У нее ведь тоже был перед глазами пример. Люся рассказывала мне, что когда она еще была начинающей актрисой, попала на концерт Марлен Дитрих. Та выступала в потрясающем серебряном платье в пол, которое весило, по слухам, больше семи килограммов. И Люся вспоминала: «Как она три часа простояла в этом платье?! Это же видно было, что платье тяжелое...» И она сама по многу часов так же стояла — каблук, прямая спина... Словно нет ни возраста, ни недомоганий...

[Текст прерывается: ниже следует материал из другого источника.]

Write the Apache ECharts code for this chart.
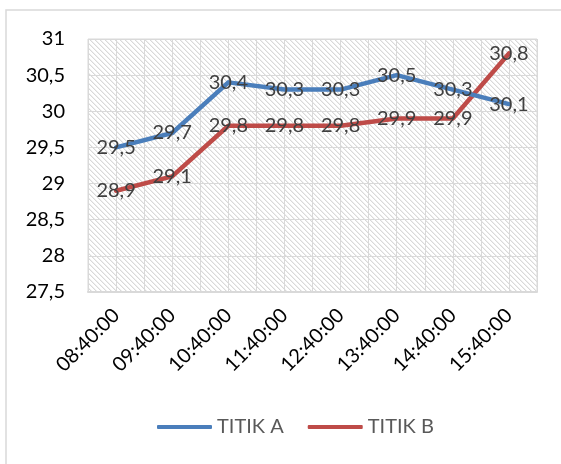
<!DOCTYPE html>
<html><head><meta charset="utf-8">
<script src="https://cdn.jsdelivr.net/npm/echarts@6/dist/echarts.min.js"></script>
<style>html,body{margin:0;padding:0;background:#fff}#c{width:561px;height:464px}</style>
</head><body><div id="c"></div>
<script>
var categories = ['08:40:00','09:40:00','10:40:00','11:40:00','12:40:00','13:40:00','14:40:00','15:40:00'];
var titikA = [29.5, 29.7, 30.4, 30.3, 30.3, 30.5, 30.3, 30.1];
var titikB = [28.9, 29.1, 29.8, 29.8, 29.8, 29.9, 29.9, 30.8];
var seriesNames = ['TITIK A', 'TITIK B'];

function hatch() {
  var c = document.createElement('canvas');
  c.width = 5; c.height = 5;
  var g = c.getContext('2d');
  g.fillStyle = '#ffffff'; g.fillRect(0,0,5,5);
  for (var i = 0; i < 5; i++) {
    g.fillStyle = '#d9d9d9'; g.fillRect(i, i, 1, 1);
    g.fillStyle = '#efefef'; g.fillRect((i+1)%5, i, 1, 1);
  }
  return c;
}
var fmt = function (v) { return String(v).replace('.', ','); };
var chart = echarts.init(document.getElementById('c'));
var lbl = { show: true, position: 'inside', color: '#404040', fontFamily: 'Lato', fontSize: 20, formatter: function (p) { return fmt(p.value); } };
chart.setOption({
  animation: false,
  graphic: [{ type: 'rect', shape: { x: 6, y: 10, width: 600, height: 500 }, style: { fill: 'none', stroke: '#d9d9d9', lineWidth: 1.5 }, z: -10 }],
  grid: { left: 88, right: 24, top: 39, bottom: 172, show: true, backgroundColor: { image: hatch(), repeat: 'repeat' }, borderColor: '#d9d9d9', borderWidth: 1 },
  legend: { bottom: 22, left: 152, itemWidth: 55, itemHeight: 4, itemGap: 24, icon: 'roundRect',
    textStyle: { color: '#595959', fontFamily: 'Lato', fontSize: 20 }, data: seriesNames },
  xAxis: [{
    type: 'category', data: categories, boundaryGap: true,
    axisLine: { show: true, lineStyle: { color: '#d9d9d9', width: 2 } },
    axisTick: { show: false },
    splitLine: { show: false },
    axisLabel: { rotate: 45, color: '#000', fontFamily: 'Lato', fontSize: 20, margin: 20, interval: 0 }
  }, {
    type: 'value', min: 0, max: 16, interval: 1, show: true, position: 'top',
    axisLine: { show: false }, axisTick: { show: false }, axisLabel: { show: false },
    splitLine: { show: true, lineStyle: { color: '#d9d9d9', width: 1 } }
  }],
  yAxis: {
    type: 'value', min: 27.5, max: 31, interval: 0.5,
    axisLine: { show: false }, axisTick: { show: false },
    axisLabel: { color: '#000', fontFamily: 'Lato', fontSize: 20, margin: 23, formatter: fmt },
    splitLine: { lineStyle: { color: '#d9d9d9', width: 1 } }
  },
  series: [
    { name: seriesNames[0], type: 'line', data: titikA, symbol: 'circle', symbolSize: 0, showSymbol: true, lineStyle: { color: '#4a7ebb', width: 4.5, cap: 'round', join: 'round' }, itemStyle: { color: '#4a7ebb' }, label: lbl, z: 3 },
    { name: seriesNames[1], type: 'line', data: titikB, symbol: 'circle', symbolSize: 0, showSymbol: true, lineStyle: { color: '#be4b48', width: 4.5, cap: 'round', join: 'round' }, itemStyle: { color: '#be4b48' }, label: lbl, z: 2 }
  ]
});
</script></body></html>
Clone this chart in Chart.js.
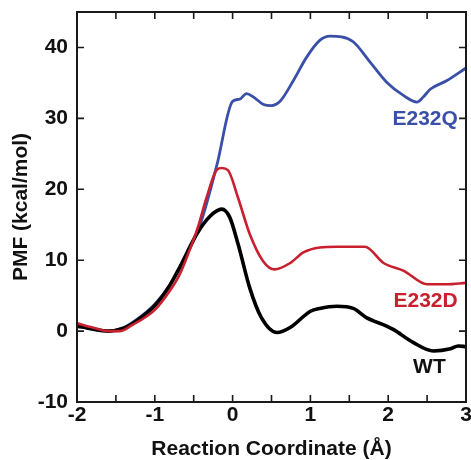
<!DOCTYPE html>
<html>
<head>
<meta charset="utf-8">
<script src="https://cdn.jsdelivr.net/npm/chart.js@4/dist/chart.umd.min.js"></script>
<style>
  html, body { margin: 0; padding: 0; background: #ffffff; }
  #wrap { width: 471px; height: 460px; position: relative; }
</style>
</head>
<body>
<div id="wrap"><canvas id="c" width="471" height="460"></canvas></div>
<script>
// ---- Data ----
const wtX = [-2.0, -1.8, -1.6, -1.4, -1.24, -1.0, -0.81, -0.68, -0.46, -0.29, -0.14, -0.035, 0.072, 0.22, 0.37, 0.57, 0.74, 1.0, 1.12, 1.34, 1.55, 1.72, 1.98, 2.07, 2.32, 2.58, 2.8, 2.9, 3.0];
const wtY = [0.7, 0.3, 0.0, 0.4, 1.4, 3.6, 6.4, 9.0, 13.7, 16.2, 17.2, 16.0, 12.2, 6.1, 1.9, -0.2, 0.5, 2.8, 3.2, 3.5, 3.2, 1.9, 0.7, 0.2, -1.6, -2.8, -2.5, -2.1, -2.2];

const e232dX = [-2.0, -1.8, -1.6, -1.45, -1.3, -1.0, -0.8, -0.68, -0.55, -0.45, -0.33, -0.2, -0.14, -0.06, 0.07, 0.22, 0.39, 0.54, 0.74, 0.91, 1.12, 1.34, 1.7, 1.94, 2.2, 2.5, 2.75, 3.0];
const e232dY = [1.1, 0.5, 0.0, 0.0, 0.8, 3.0, 5.8, 8.0, 11.5, 14.5, 19.0, 22.8, 23.0, 22.7, 18.8, 13.7, 9.9, 8.7, 9.6, 11.1, 11.8, 11.9, 11.9, 9.6, 8.5, 6.6, 6.6, 6.8];

const e232qX = [-2.0, -1.8, -1.6, -1.4, -1.2, -1.0, -0.8, -0.6, -0.4, -0.2, 0.0, 0.09, 0.18, 0.27, 0.39, 0.5, 0.61, 0.78, 0.95, 1.12, 1.25, 1.4, 1.55, 1.77, 1.98, 2.2, 2.37, 2.45, 2.54, 2.75, 3.0];
const e232qY = [0.8, 0.2, 0.0, 0.5, 1.9, 3.8, 6.6, 10.5, 15.6, 23.5, 32.4, 32.7, 33.5, 33.0, 32.0, 31.8, 32.4, 35.3, 38.6, 41.0, 41.6, 41.5, 40.8, 37.9, 35.1, 33.2, 32.3, 33.0, 34.1, 35.3, 37.1];

const xTickValues = [-2, -1, 0, 1, 2, 3];
const xTickLabels = ['-2', '-1', '0', '1', '2', '3'];
const yTickValues = [-10, 0, 10, 20, 30, 40];
const yTickLabels = ['-10', '0', '10', '20', '30', '40'];

const seriesNames = ['E232D', 'WT', 'E232Q'];
// label anchor positions in data units
const labelX = [2.48, 2.53, 2.475];
const labelY = [4.2, -5.1, 29.9];

// ---- Styles ----
const colors = { 'E232D': '#c8202f', 'WT': '#000000', 'E232Q': '#3a4fa8' };
const widths = { 'E232D': 2.6, 'WT': 3.6, 'E232Q': 2.8 };
const FONT = '"Liberation Sans", Arial, Helvetica, sans-serif';

function pts(xs, ys) { return xs.map((x, i) => ({ x: x, y: ys[i] })); }
const seriesData = { 'E232D': pts(e232dX, e232dY), 'WT': pts(wtX, wtY), 'E232Q': pts(e232qX, e232qY) };

const frameTicks = {
  id: 'frameTicks',
  afterDatasetsDraw(chart) {
    const { ctx, chartArea: a, scales: { x, y } } = chart;
    ctx.save();
    ctx.strokeStyle = '#1a1a1a';
    ctx.lineWidth = 2;
    ctx.strokeRect(a.left, a.top, a.right - a.left, a.bottom - a.top);
    const tl = 7;
    ctx.lineWidth = 1.6;
    ctx.beginPath();
    for (let i = 0; i < xTickValues.length - 1; i++) {
      for (const v of [xTickValues[i], xTickValues[i] + 0.5]) {
        const px = x.getPixelForValue(v);
        ctx.moveTo(px, a.bottom); ctx.lineTo(px, a.bottom - tl);
        ctx.moveTo(px, a.top); ctx.lineTo(px, a.top + tl);
      }
    }
    for (const v of yTickValues) {
      const py = y.getPixelForValue(v);
      ctx.moveTo(a.left, py); ctx.lineTo(a.left + tl, py);
      ctx.moveTo(a.right, py); ctx.lineTo(a.right - tl, py);
    }
    ctx.stroke();
    ctx.font = 'bold 21px ' + FONT;
    ctx.textAlign = 'center';
    ctx.textBaseline = 'middle';
    seriesNames.forEach((n, i) => {
      ctx.fillStyle = n === 'WT' ? '#111111' : colors[n];
      ctx.fillText(n, x.getPixelForValue(labelX[i]), y.getPixelForValue(labelY[i]));
    });
    ctx.restore();
  }
};

new Chart(document.getElementById('c'), {
  type: 'line',
  data: {
    datasets: seriesNames.map(n => ({
      label: n,
      data: seriesData[n],
      borderColor: colors[n],
      borderWidth: widths[n],
      pointRadius: 0,
      fill: false,
      cubicInterpolationMode: 'monotone',
      borderCapStyle: 'round',
      borderJoinStyle: 'round'
    }))
  },
  options: {
    responsive: false,
    animation: false,
    layout: { padding: { top: 12, right: 5, left: 0, bottom: 0 } },
    plugins: { legend: { display: false }, tooltip: { enabled: false } },
    scales: {
      x: {
        type: 'linear',
        min: -2, max: 3,
        grid: { display: false, drawTicks: false },
        border: { display: false },
        afterBuildTicks: s => { s.ticks = xTickValues.map(v => ({ value: v })); },
        afterFit: s => { s.height = 58; s.paddingLeft = 0; s.paddingRight = 0; },
        ticks: {
          autoSkip: false, maxRotation: 0, padding: 1, color: '#111',
          font: { family: FONT, size: 21, weight: 'bold' },
          callback: (v, i) => xTickLabels[i]
        },
        title: {
          display: true, text: 'Reaction Coordinate (Å)', color: '#111',
          font: { family: FONT, size: 21, weight: 'bold', lineHeight: 1.0 },
          padding: { top: 0, bottom: 0 }
        }
      },
      y: {
        type: 'linear',
        min: -10, max: 45,
        grid: { display: false, drawTicks: false },
        border: { display: false },
        afterBuildTicks: s => { s.ticks = yTickValues.map(v => ({ value: v })); },
        afterFit: s => { s.width = 77; s.paddingTop = 0; s.paddingBottom = 0; },
        ticks: {
          autoSkip: false, padding: 9, color: '#111',
          font: { family: FONT, size: 21, weight: 'bold' },
          callback: (v, i) => yTickLabels[i]
        },
        title: {
          display: true, text: 'PMF (kcal/mol)', color: '#111',
          font: { family: FONT, size: 21, weight: 'bold', lineHeight: 1.2 },
          padding: { top: 9, bottom: 0 }
        }
      }
    }
  },
  plugins: [frameTicks]
});
</script>
</body>
</html>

Единственное, что Люсе давалось легко в ее борьбе за красоту и молодость, — это чудесная талия. Все эти разговоры о том, что Гурченко неимоверно истязала себя, сохраняя фигуру, — ерунда. Она могла после спектакля, часов в 12 ночи сказать: «Ой, так жрать хочется!» Заехать в ресторан, взять огромный стейк с кровью и съесть. И еще какую-нибудь пасту с морепродуктами. Люся никогда не высчитывала калории. И не поправлялась. На сцене у нее все сгорало. Фигура была дана ей от Бога. Но время неумолимо брало свое, Люся не могла выиграть эту войну. Хотя сражалась героически! Я позвонил ей буквально за неделю до ее ухода. Предложил сыграть у меня в спектакле по повести Теннесси Уильямса «Римская весна миссис Стоун». Гурченко очень понравилась идея, она воодушевилась. И так легко, впроброс мне сказала: «Единственное, я тут опять поломалась. Вышла с собачками погулять, упала... Но когда приду в форму, сразу приступим к репетициям!» Она к своему положению относилась без трагизма: поломалась — починят. Но оказалось, все гораздо серьезнее... О том, что Люси не стало, я узнал из новостей... И не поверил сначала. Подумал, что это очередной слух. Ведь несколько раз уже до этого писали об уходе Гурченко, а она только усмехалась: «Значит, я буду долго жить!» Но на этот раз оказалось — правда...

На мюзикл Люси зрители пошли. Это была ее победа. Она сказала: «Как поздно ко мне все приходит». Бенефис Людмилы Гурченко на НТВ, 2010 год
Фото: Persona Stars

Как раз сегодня я проходил мимо книжного магазина, а там опять под праздник все витрины обклеили кадрами из «Карнавальной ночи» с Люсей. Я вспомнил, как она до последнего пела эту песенку про пять минут. И иногда жаловалась: «Как же меня это достало!» А я ей объяснял, что для людей, если Гурченко поет про пять минут, если по телевизору идет под Новый год «Карнавальная ночь», значит — все нормально, все стабильно, будем жить! Ее саму стабильность не привлекала — ей надо было куда-то мчаться, осваивать новое. Надо было видеть Люсю за рулем. Она все гордилась, что водит много лет, с 1978 года. Показывала свои первые права, которые у нее каким-то образом сохранились. Но я боялся с ней ездить! Потому что и в вождении проявлялся ее темперамент. Спокойно дождаться зеленого сигнала светофора Люся не могла — вечно ей надо было рвануть пораньше. При этом, если кто-то ей мешал проехать или, по ее мнению, неправильно действовал, она открывала окно и начинала с этим водителем «разговаривать». В общем, с некоторых пор я стал отказываться, когда она предлагала меня подвезти: «Вы уж простите. Но я пешочком».

Подтолкнуть к чему-то новому Люсю было легко. Например она могла станцевать рэп наравне с молодыми артистами. Однажды мы с ней задумали поставить мюзикл «Бюро счастья». Это был первый московский мюзикл! Но его выход пришелся на тяжелый 1998 год. Грянул дефолт, спонсоры стали исчезать. Но на Люсю зрители пошли! Это была ее победа. Она после этого сказала: «Как поздно ко мне все приходит... Я была бы звездой Бродвея». Может быть, чего-то она и не успела в жизни. Но в театре реванш взяла!»